(Chapter VIII of Narrative of The Burmese War by Major John Snodgrass, British Army, the Military Secretary to the Commander of the British expeditionary force and the Assistant Political Agent in Ava.)
|
Siam-Burma Elephant Duel (1593). |
The inveterate enmity and constant warfare existing between the Burmese and Siamese nations for some time encouraged an opinion, that the latter kingdom would not fail to assist in the attack upon the territories of their old enemy.
The landing of the British at Rangoon opened to the court of Siam a favourable, and long-sought, opportunity of revenging the many humiliating defeats they had sustained from their more powerful and war-like neighbour, and of recovering their lost possessions on the coast of Tenasserim.

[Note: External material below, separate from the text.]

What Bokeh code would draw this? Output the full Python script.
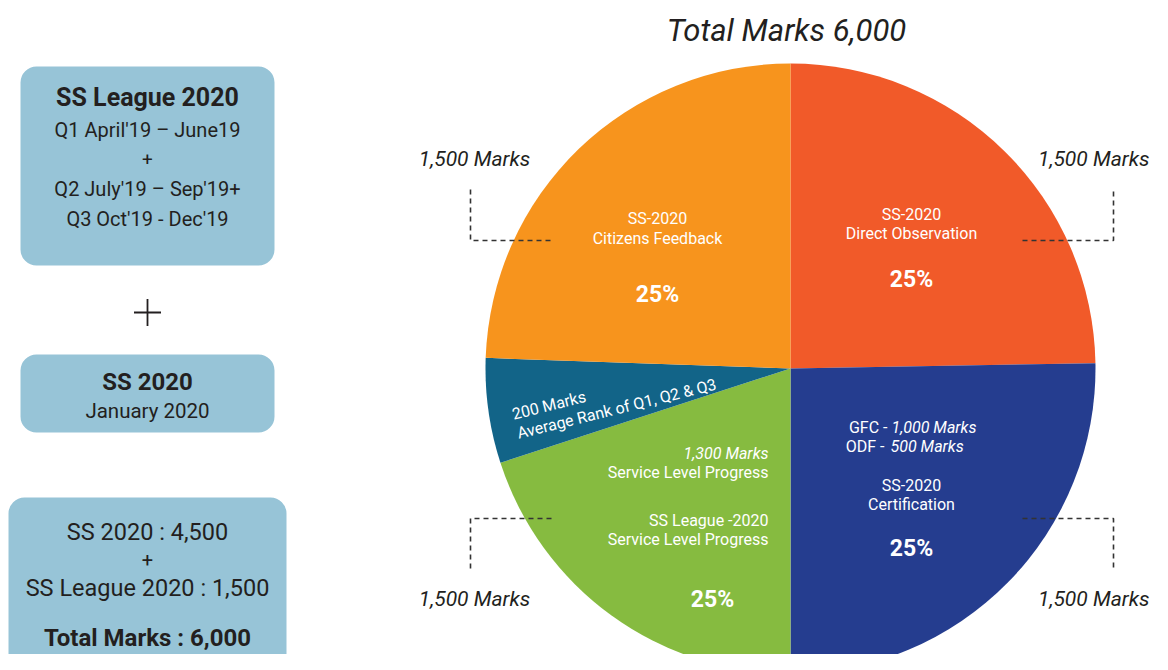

Such an opportunity the Siamese government would no doubt have profited by, and not improbably may have contemplated the seizure of Mergui and Tavoy, when their reduction by the British not only deprived them of all hope of acquisition in that quarter, but probably alarmed their fears and jealousies at the approach of an European settlement putting a stop to their annual marauding excursions for the purpose of carrying off the unprotected peasantry of these provinces; and it may also be questioned, whether they did not regard the vicinity of a British force with greater alarm and jealousy than they would have felt at any success of the Burmese.